Medical reports from Shaare Zedek Medical Center in
Jerusalem indicate that he is currently in critical condition, but doctors have
managed to stabilize him.
Emergency services evacuated him to the hospital after
performing life saving treatment at the scene where he had attempted to hang
himself.
Meshi-Zahav, 59, had been accused of sexually assaulting
women and children over a period of decades from his position of power, using
tactics of fear and intimidation to silence his victims.
In March, a police investigation was officially launched,
after an initial report opened a floodgate of abusive accusations against him,
from men, women, and teenage boys and girls of all ages.
Channel 12 was preparing an in-depth investigative article
for the Thursday night news about the sexual assault allegations facing
Meshi-Zahav when the news broke of his attempted suicide.
Rabbi Yuval Sherlow, head of the Ethics Center at the Tzohar
Rabbinical Organization, called on Channel 12 to cancel the program in light of
the recent developments in Meshi-Zahav's condition.
"Investigations about injustices are an essential
action designed to increase the moral path of society," he said. "But
the broadcast of Uvda (Fact) [on Channel 12] tonight while the person the
interrogation is about is fighting for his life will be an immoral and
insensitive step, and therefore should not be broadcast."
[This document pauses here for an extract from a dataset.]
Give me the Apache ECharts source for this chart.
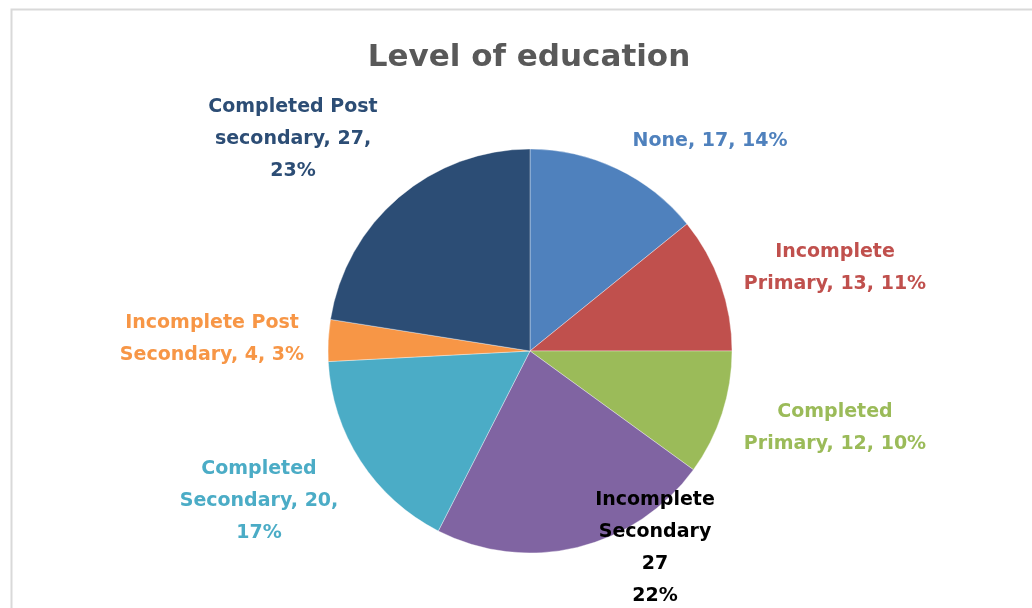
<!DOCTYPE html>
<html>
<head>
<meta charset="utf-8">
<script src="https://cdn.jsdelivr.net/npm/echarts@6/dist/echarts.min.js"></script>
<style>
html,body{margin:0;padding:0;background:#fff;}
#chart{width:1032px;height:608px;}
</style>
</head>
<body>
<div id="chart"></div>
<script>
// ---- data ----
const categories = ['None', 'Incomplete Primary', 'Completed Primary', 'Incomplete Secondary', 'Completed Secondary', 'Incomplete Post Secondary', 'Completed Post secondary'];
const counts = [17, 13, 12, 27, 20, 4, 27];
const percentLabels = [14, 11, 10, 22, 17, 3, 23];
const titleText = 'Level of education';

// ---- styling ----
const sliceColors = ['#4F81BD', '#C0504D', '#9BBB59', '#8064A2', '#4BACC6', '#F79646', '#2C4D75'];
const labelColors = ['#4F81BD', '#C0504D', '#9BBB59', '#000000', '#4BACC6', '#F79646', '#2C4D75'];
const labelTemplates = [
  '{name}, {value}, {pct}%',
  '{w0}\n{w1}, {value}, {pct}%',
  '{w0}\n{w1}, {value}, {pct}%',
  '{w0}\n{w1}\n{value}\n{pct}%',
  '{w0}\n{w1}, {value},\n{pct}%',
  '{w0} {w1}\n{w2}, {value}, {pct}%',
  '{w0} {w1}\n{w2}, {value},\n{pct}%'
];
// label centre offsets from the pie centre (layout)
const labelOffsets = [[180, -210], [305, -83], [305, 77], [125, 197], [-271, 150], [-318, -12], [-237, -212]];
const pieCenter = [530, 351];
const FONT = '"DejaVu Sans", sans-serif';

function buildLabel(i) {
  const words = categories[i].split(' ');
  let s = labelTemplates[i]
    .replace('{name}', categories[i])
    .replace('{value}', counts[i])
    .replace('{pct}', percentLabels[i]);
  words.forEach((w, k) => { s = s.replace('{w' + k + '}', w); });
  return s;
}

const chart = echarts.init(document.getElementById('chart'), null, {renderer: 'canvas'});
chart.setOption({
  animation: false,
  backgroundColor: '#ffffff',
  graphic: [{
    type: 'rect',
    shape: {x: 11.5, y: 9.5, width: 1200, height: 800},
    style: {fill: 'none', stroke: '#d9d9d9', lineWidth: 2},
    silent: true,
    z: 0
  }],
  title: {
    text: titleText,
    left: 524,
    top: 37,
    textAlign: 'center',
    textStyle: {fontFamily: FONT, fontWeight: 'bold', fontSize: 31, color: '#595959'}
  },
  series: [{
    type: 'pie',
    center: pieCenter,
    radius: 202,
    startAngle: 90,
    clockwise: true,
    avoidLabelOverlap: false,
    itemStyle: {borderColor: 'rgba(255,255,255,0.6)', borderWidth: 0.6},
    label: {
      show: true,
      position: 'outside',
      fontFamily: FONT,
      fontWeight: 'bold',
      fontSize: 19,
      lineHeight: 32,
      align: 'center',
      formatter: p => buildLabel(p.dataIndex)
    },
    labelLine: {show: false},
    labelLayout: function (params) {
      const o = labelOffsets[params.dataIndex];
      return {x: pieCenter[0] + o[0], y: pieCenter[1] + o[1], align: 'center', verticalAlign: 'middle', hideOverlap: false};
    },
    emphasis: {disabled: true},
    data: categories.map((c, i) => ({
      name: c,
      value: counts[i],
      itemStyle: {color: sliceColors[i]},
      label: {color: labelColors[i]}
    }))
  }]
});
</script>
</body>
</html>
Following the investigation, he stepped down as head of the
organization he had founded in 1989 and forfeited the Israel Prize he was set
to receive this year.
Two months prior in January, Meshi-Zahav lost his parents to
the coronavirus, only one month after having lost his brother to the same
disease.
In January, Meshi-Zahav lost his father, Rabbi Menachem
Mendel Meshi-Zahav, while still sitting shiva (the weeklong mourning period)
for his mother Sara Zisl Meshi-Zahav, who had passed away only three days prior
– all this within 30 days of the passing of his brother, Moshe.